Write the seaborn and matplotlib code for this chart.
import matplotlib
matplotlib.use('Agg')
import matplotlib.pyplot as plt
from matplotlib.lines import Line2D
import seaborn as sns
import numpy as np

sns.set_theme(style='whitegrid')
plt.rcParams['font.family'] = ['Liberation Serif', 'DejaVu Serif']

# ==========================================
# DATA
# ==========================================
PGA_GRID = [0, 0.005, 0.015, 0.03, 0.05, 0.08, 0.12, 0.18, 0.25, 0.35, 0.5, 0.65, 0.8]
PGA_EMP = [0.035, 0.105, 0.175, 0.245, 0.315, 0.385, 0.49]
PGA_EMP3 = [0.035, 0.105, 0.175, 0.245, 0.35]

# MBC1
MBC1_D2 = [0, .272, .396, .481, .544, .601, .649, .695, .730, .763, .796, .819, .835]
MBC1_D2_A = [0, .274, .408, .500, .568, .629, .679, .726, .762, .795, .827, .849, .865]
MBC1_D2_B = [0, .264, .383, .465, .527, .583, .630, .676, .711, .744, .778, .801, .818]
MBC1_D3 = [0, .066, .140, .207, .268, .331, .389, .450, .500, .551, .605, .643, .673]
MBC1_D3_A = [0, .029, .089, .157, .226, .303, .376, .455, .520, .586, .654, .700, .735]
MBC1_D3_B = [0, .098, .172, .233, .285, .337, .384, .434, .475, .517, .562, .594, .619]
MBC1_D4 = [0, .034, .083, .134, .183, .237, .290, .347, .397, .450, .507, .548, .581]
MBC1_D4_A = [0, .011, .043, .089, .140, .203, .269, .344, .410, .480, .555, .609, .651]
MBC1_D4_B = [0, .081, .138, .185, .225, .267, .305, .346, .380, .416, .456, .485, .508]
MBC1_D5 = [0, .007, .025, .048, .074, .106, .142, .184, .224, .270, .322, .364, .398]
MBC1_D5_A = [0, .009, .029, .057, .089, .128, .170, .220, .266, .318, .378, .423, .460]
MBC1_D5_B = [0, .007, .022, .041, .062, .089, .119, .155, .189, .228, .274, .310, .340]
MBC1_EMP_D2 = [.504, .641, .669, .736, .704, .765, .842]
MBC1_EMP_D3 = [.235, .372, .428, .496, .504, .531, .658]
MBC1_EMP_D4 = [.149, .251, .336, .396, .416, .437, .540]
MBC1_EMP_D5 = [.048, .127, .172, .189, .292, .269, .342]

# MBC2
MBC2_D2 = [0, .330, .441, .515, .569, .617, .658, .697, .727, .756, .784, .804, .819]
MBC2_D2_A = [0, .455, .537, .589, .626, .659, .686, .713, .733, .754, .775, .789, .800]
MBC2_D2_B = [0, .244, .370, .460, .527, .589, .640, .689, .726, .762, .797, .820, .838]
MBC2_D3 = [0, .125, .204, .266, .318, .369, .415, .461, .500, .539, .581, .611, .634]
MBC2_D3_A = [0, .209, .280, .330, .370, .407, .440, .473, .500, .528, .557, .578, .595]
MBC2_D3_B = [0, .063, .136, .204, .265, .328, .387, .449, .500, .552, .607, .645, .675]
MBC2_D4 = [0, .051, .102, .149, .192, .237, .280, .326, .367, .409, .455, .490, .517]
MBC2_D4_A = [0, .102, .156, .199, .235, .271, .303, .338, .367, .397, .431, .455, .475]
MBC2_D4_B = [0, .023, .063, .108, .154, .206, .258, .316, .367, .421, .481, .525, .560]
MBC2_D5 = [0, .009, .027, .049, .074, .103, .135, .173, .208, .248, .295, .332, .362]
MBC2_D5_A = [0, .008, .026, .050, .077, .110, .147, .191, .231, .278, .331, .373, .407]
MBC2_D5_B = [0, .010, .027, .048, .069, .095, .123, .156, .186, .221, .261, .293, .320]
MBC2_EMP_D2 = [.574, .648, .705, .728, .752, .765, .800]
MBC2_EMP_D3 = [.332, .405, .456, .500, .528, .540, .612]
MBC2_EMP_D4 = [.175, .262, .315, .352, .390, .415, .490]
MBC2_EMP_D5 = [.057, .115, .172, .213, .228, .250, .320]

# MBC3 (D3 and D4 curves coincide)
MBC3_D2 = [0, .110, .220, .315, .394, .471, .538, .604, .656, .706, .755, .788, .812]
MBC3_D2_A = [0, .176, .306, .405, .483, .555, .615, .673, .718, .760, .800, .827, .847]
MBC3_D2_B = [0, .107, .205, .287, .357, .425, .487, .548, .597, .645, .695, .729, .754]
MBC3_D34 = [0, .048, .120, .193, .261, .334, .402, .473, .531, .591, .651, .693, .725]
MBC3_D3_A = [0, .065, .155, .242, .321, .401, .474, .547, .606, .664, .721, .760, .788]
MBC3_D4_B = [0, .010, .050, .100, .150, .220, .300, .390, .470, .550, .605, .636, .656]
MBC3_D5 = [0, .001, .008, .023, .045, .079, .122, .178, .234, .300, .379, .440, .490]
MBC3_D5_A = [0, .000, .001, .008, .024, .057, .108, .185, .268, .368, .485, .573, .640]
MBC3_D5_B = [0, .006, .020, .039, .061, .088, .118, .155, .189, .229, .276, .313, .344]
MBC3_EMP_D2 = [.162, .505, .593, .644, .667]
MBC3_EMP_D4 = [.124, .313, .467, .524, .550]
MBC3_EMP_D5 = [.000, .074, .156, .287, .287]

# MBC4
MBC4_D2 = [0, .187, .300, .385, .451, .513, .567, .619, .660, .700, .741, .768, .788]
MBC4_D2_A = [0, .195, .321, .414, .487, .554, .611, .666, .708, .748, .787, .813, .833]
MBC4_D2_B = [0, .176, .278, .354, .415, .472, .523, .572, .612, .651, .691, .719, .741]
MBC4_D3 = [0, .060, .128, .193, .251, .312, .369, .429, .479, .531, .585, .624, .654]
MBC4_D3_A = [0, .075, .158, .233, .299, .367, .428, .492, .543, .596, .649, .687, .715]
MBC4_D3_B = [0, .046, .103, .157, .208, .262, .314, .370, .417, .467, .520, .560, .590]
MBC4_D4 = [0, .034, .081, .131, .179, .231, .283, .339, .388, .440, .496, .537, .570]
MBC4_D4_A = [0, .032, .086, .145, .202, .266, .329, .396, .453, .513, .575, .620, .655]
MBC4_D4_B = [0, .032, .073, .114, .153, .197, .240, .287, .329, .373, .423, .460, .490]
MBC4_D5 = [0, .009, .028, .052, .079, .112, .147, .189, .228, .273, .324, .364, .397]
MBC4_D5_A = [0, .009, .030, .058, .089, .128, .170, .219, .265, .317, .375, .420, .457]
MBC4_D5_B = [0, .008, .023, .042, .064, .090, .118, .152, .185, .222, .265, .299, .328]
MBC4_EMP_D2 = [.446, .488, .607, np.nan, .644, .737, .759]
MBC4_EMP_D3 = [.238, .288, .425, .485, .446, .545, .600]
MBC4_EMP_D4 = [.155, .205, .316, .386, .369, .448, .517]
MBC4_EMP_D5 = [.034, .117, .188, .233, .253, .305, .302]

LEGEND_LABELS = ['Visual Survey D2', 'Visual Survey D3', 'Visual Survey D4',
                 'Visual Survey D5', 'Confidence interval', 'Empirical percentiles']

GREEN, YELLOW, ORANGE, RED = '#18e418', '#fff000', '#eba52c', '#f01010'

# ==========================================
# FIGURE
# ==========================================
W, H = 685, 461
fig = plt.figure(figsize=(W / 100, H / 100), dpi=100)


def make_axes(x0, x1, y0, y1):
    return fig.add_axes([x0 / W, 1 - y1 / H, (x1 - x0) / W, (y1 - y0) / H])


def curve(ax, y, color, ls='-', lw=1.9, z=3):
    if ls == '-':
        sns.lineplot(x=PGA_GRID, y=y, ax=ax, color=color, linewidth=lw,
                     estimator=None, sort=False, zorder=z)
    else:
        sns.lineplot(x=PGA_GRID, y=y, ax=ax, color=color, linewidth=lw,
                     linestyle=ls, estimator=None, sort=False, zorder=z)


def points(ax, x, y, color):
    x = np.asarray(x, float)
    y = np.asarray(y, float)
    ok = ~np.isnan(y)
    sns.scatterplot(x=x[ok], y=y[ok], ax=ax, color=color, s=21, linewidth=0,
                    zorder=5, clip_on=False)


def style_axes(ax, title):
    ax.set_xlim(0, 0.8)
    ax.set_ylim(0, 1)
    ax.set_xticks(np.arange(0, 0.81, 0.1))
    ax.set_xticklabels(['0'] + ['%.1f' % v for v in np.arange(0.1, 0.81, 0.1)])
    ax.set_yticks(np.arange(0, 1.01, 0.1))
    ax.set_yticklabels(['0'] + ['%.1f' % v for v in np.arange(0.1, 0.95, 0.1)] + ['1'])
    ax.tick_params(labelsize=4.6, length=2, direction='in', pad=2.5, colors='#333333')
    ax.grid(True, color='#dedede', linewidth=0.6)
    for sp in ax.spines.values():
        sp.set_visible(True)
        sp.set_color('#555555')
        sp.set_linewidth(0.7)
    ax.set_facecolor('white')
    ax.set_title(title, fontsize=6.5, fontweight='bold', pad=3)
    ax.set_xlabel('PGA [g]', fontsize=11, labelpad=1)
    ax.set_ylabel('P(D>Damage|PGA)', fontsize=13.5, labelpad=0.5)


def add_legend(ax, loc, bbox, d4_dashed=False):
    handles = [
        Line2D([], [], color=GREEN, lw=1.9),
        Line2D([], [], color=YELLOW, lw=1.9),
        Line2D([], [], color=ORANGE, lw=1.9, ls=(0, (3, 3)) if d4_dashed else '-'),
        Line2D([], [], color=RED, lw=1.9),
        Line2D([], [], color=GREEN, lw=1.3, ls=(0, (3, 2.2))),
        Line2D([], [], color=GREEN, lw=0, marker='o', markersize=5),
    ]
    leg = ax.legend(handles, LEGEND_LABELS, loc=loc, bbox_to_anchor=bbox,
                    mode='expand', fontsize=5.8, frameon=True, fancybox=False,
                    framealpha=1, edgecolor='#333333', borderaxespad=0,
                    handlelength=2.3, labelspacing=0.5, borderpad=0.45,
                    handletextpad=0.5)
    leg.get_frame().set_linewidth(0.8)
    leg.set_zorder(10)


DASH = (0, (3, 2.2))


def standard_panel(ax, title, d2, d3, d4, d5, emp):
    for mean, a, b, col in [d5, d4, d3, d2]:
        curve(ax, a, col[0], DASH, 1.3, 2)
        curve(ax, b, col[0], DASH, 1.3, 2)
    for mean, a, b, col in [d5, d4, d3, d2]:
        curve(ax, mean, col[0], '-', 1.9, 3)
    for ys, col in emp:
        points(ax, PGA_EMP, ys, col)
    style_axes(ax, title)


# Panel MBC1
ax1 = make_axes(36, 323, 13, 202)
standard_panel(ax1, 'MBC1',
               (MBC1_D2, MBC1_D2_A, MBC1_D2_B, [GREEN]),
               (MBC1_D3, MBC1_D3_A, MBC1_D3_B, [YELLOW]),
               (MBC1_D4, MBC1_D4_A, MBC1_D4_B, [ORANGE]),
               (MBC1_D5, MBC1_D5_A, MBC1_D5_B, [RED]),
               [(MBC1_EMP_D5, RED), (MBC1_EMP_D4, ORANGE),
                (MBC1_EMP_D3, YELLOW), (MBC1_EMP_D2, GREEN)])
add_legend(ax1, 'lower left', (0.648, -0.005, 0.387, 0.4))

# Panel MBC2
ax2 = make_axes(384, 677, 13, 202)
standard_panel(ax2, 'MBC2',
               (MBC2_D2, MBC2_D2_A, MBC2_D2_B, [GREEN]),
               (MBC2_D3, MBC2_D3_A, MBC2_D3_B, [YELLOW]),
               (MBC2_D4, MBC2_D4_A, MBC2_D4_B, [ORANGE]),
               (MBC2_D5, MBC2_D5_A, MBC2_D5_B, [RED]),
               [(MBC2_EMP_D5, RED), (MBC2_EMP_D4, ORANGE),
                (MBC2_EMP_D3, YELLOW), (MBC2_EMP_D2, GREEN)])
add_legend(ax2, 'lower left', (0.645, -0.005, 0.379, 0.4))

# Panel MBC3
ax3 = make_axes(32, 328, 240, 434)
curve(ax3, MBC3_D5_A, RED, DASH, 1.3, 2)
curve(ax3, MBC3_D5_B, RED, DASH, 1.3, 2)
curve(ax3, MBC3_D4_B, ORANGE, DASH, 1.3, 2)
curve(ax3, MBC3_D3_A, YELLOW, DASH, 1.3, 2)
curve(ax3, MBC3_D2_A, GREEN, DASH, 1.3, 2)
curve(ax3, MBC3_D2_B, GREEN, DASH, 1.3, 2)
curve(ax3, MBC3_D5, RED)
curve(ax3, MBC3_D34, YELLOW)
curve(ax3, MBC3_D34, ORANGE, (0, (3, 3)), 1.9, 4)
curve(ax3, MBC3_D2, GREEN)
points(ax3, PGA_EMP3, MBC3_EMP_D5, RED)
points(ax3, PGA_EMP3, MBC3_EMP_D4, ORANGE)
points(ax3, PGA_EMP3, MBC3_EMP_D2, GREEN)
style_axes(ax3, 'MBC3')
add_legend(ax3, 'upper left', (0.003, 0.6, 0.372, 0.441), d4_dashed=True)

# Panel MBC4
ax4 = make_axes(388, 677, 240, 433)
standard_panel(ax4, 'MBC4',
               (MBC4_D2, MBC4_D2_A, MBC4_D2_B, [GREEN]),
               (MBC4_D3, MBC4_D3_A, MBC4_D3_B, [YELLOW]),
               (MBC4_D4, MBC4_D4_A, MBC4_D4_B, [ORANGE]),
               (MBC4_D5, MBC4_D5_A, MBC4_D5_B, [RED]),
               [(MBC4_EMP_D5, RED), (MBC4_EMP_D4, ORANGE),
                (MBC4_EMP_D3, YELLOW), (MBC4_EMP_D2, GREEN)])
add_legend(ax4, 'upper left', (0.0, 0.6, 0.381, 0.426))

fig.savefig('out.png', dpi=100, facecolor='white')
-=-=-
→ **Stated problem**:
Only the lines from the top of the data through the line that contains "plt.rcParams['font.family'] = ['Liberation" should be quoted, exactly as they stand.

→ **Output for this task**:
Write the seaborn and matplotlib code for this chart.
import matplotlib
matplotlib.use('Agg')
import matplotlib.pyplot as plt
from matplotlib.lines import Line2D
import seaborn as sns
import numpy as np

sns.set_theme(style='whitegrid')
plt.rcParams['font.family'] = ['Liberation Serif', 'DejaVu Serif']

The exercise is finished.